As Burroway points out, there are too many questions in the first example. “What constitutes stubbornness? Independence? Indifference? Affluence?”

Further, since the judgments are supported by generalizations, we have no sense of the individuality of the characters, which alone would bring them to life on the page. What things was she always doing? What efforts did her parents make to get her to conform? What level of executive? What dress manufacturing company? What luxuries and comforts?

Reading Assignment

To be a writer is to do two things:

  1. Write a lot.
  2. Read a lot.

In my first lesson, you only had to read my notes on the craft. Going forward, I’m going to have you read a story as part of each lesson. And I’m going to ask you to look at each story as a writer, and not just as a reader.

What that mean? I hear you asking.

At the risk of quoting from Burroway too much, I’ll give you one more gem that I live by:

Read 'the way a young architect looks at a building, or a medical student watches an operation, both devotedly, hoping to learn from a master, and critically alert for any possible mistake.'

When you read as a writer, you’re reading to understand how the story was made. What happens on the page to make you feel the way you do when you read a certain section? And how can you apply that to your own writing?

To ease you into this, I’m going to let you watch/listen to this week’s story (instead of reading it). It’s a piece by the author Monica Byrne, the first piece of hers I recall encountering, and it was presented at the TED conference in 2016.

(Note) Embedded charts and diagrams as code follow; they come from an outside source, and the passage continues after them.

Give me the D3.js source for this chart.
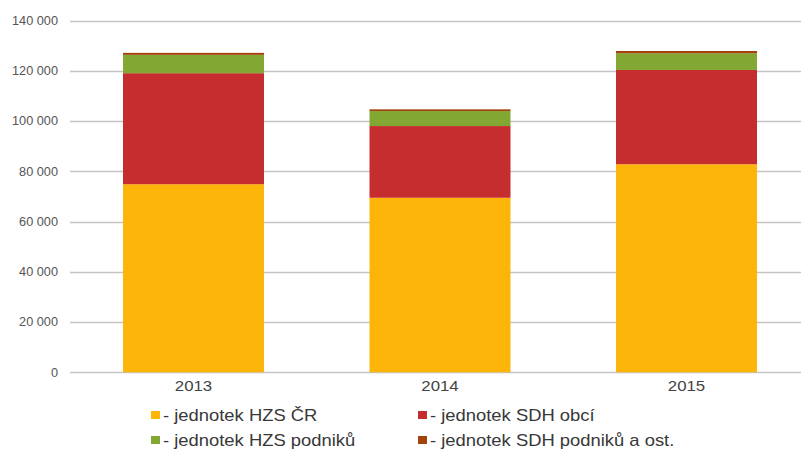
<!DOCTYPE html>
<html><head><meta charset="utf-8">
<script src="https://cdn.jsdelivr.net/npm/d3@7"></script>
<style>body{margin:0;background:#fff;}svg{display:block;font-family:"Liberation Sans",Arial,sans-serif;}</style>
</head><body><svg id="c" width="801" height="451"></svg>
<script>
const years = ["2013", "2014", "2015"];
const seriesNames = ["- jednotek HZS ČR", "- jednotek SDH obcí", "- jednotek HZS podniků", "- jednotek SDH podniků a ost."];
const hzsCR = [74900, 69500, 82850];
const sdhObci = [44200, 28550, 37530];
const hzsPodniku = [7300, 5970, 6650];
const sdhPodniku = [800, 680, 910];
const yTicks = [0, 20000, 40000, 60000, 80000, 100000, 120000, 140000];
const colors = ["#FDB50A", "#C52D2F", "#82A833", "#A3430C"];

const svg = d3.select("#c");
const x = d3.scaleBand().domain(years).range([70.25, 809.75]).paddingInner(0.428).paddingOuter(0.214);
const y = d3.scaleLinear().domain([0, 140000]).range([372.3, 20.7]);

const fmt = v => d3.format(",")(v).replace(/,/g, " ");

// gridlines
svg.append("g").selectAll("line").data(yTicks).join("line")
  .attr("x1", 70).attr("x2", 801)
  .attr("y1", d => Math.round(y(d)) + 0.5).attr("y2", d => Math.round(y(d)) + 0.5)
  .attr("stroke", "#c4c4c4").attr("stroke-width", 1.3);

// y labels
svg.append("g").selectAll("text").data(yTicks).join("text")
  .attr("transform", d => `translate(58,${y(d)}) scale(1.06,1)`)
  .attr("dy", "0.35em")
  .attr("text-anchor", "end").attr("font-size", 12).attr("fill", "#555")
  .text(d => fmt(d));

// stack
const rows = years.map((yr, i) => ({year: yr, s0: hzsCR[i], s1: sdhObci[i], s2: hzsPodniku[i], s3: sdhPodniku[i]}));
const stack = d3.stack().keys(["s0", "s1", "s2", "s3"])(rows);
svg.append("g").selectAll("g").data(stack).join("g")
  .attr("fill", (d, i) => colors[i])
  .selectAll("rect").data(d => d).join("rect")
  .attr("x", d => x(d.data.year)).attr("width", x.bandwidth())
  .attr("y", d => y(d[1])).attr("height", d => y(d[0]) - y(d[1]));

// x labels
svg.append("g").selectAll("text").data(years).join("text")
  .attr("transform", d => `translate(${x(d) + x.bandwidth() / 2},${391}) scale(1.16,1)`)
  .attr("text-anchor", "middle").attr("font-size", 14.5).attr("fill", "#444")
  .text(d => d);

// legend
const legPos = [[151, 415], [418, 415], [151, 440], [418, 440]];
const leg = svg.append("g").selectAll("g").data(seriesNames).join("g")
  .attr("transform", (d, i) => `translate(${legPos[i][0]},${legPos[i][1]})`);
leg.append("rect").attr("x", 0).attr("y", -4).attr("width", 9).attr("height", 8).attr("fill", (d, i) => colors[i]);
leg.append("text").attr("transform", "translate(12,0) scale(1.15,1)").attr("dy", "0.35em")
  .attr("font-size", 16).attr("fill", "#383838").text(d => d);
</script></body></html>
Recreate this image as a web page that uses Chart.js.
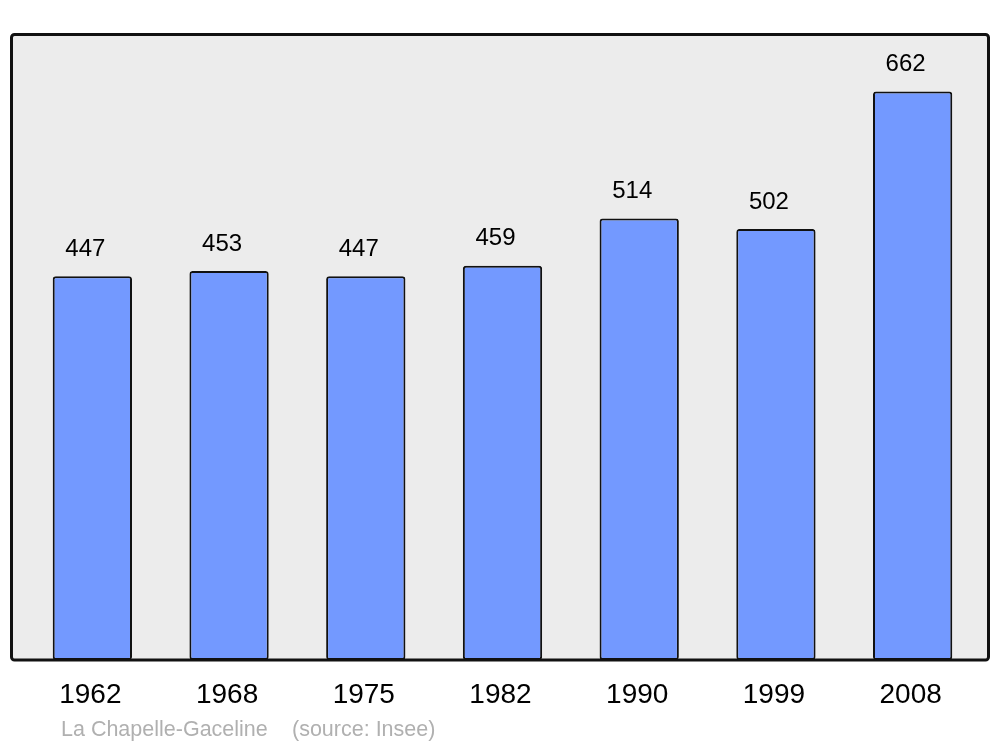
<!DOCTYPE html>
<html lang="fr">
<head>
    <meta charset="UTF-8">
    <script src="https://cdn.jsdelivr.net/npm/chart.js"></script>
    <title>La Chapelle-Gaceline</title>
    <style>
        body { margin: 0; background: #fff; }
    </style>
</head>
<body>
    <canvas id="myChart" width="1000" height="747"></canvas>

    <script>
        const years = ['1962', '1968', '1975', '1982', '1990', '1999', '2008'];
        const population = [447, 453, 447, 459, 514, 502, 662];
        const commune = 'La Chapelle-Gaceline';
        const source = '(source: Insee)';

        // frame, value labels, year labels and footer
        const decor = {
            id: 'decor',
            beforeDatasetsDraw(chart) {
                const c = chart.ctx;
                c.save();
                c.beginPath();
                c.roundRect(11.5, 34.5, 977, 625.5, 3);
                c.fillStyle = '#ececec';
                c.fill();
                c.restore();
            },
            afterDatasetsDraw(chart) {
                const c = chart.ctx;
                c.save();
                c.beginPath();
                c.roundRect(11.5, 34.5, 977, 625.5, 3);
                c.lineWidth = 3;
                c.strokeStyle = '#111';
                c.stroke();

                const meta = chart.getDatasetMeta(0);
                const xs = chart.scales.x;
                c.fillStyle = '#000';
                c.textAlign = 'center';
                c.textBaseline = 'middle';
                c.font = '24px "Liberation Sans", Arial, sans-serif';
                meta.data.forEach((bar, i) => {
                    c.fillText(String(population[i]), bar.x - 7, bar.y - 27);
                });
                c.font = '28px "Liberation Sans", Arial, sans-serif';
                years.forEach((y, i) => {
                    c.fillText(y, xs.getPixelForValue(i) - 2, 695);
                });
                c.textAlign = 'left';
                c.fillStyle = '#b0b0b0';
                c.font = '21.5px "Liberation Sans", Arial, sans-serif';
                c.fillText(commune, 61, 730);
                c.fillText(source, 292, 730);
                c.restore();
            }
        };

        const ctx = document.getElementById('myChart').getContext('2d');
        const myChart = new Chart(ctx, {
            type: 'bar',
            data: {
                labels: years,
                datasets: [{
                    data: population,
                    backgroundColor: '#7399ff',
                    borderColor: '#111',
                    borderWidth: 2,
                    borderRadius: 3,
                    borderSkipped: false,
                    barPercentage: 0.58,
                    categoryPercentage: 1
                }]
            },
            options: {
                responsive: false,
                animation: false,
                layout: { padding: { left: 24, right: 19, top: 34, bottom: 87 } },
                plugins: {
                    legend: { display: false },
                    tooltip: { enabled: false }
                },
                scales: {
                    x: { display: false },
                    y: { display: false, min: 0, max: 729 }
                }
            },
            plugins: [decor]
        });
    </script>
</body>
</html>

I want you to watch this once as a reader/viewer, for the sheer enjoyment of it. Then, I want you to re-watch it and take notes on the details Byrne chooses to tell her story with. How are they significant? How are they concrete? And does she do anything with details that flat-out knocks your socks off?

Writing Assignment

Okay, since I’ve already made this Burroway Appreciation Week, let’s close with an exercise from Writing Fiction:

One way to test your skill in the use of concrete, significant detail is to create a reality that is convincing—and yet literally impossible. To begin, draft a three-to-five page story in which a single impossible event happens in the everyday world. (For example, a dog tells fortunes, a secret message appears on a pizza, the radio announcer speaks in an ex-husband’s voice—supermarket tabloids can be a good source of ideas.) First, focus on using detail to create the reality of both the normal world and the impossible event—the more believable the reality is, the more seamlessly readers will accept the magic.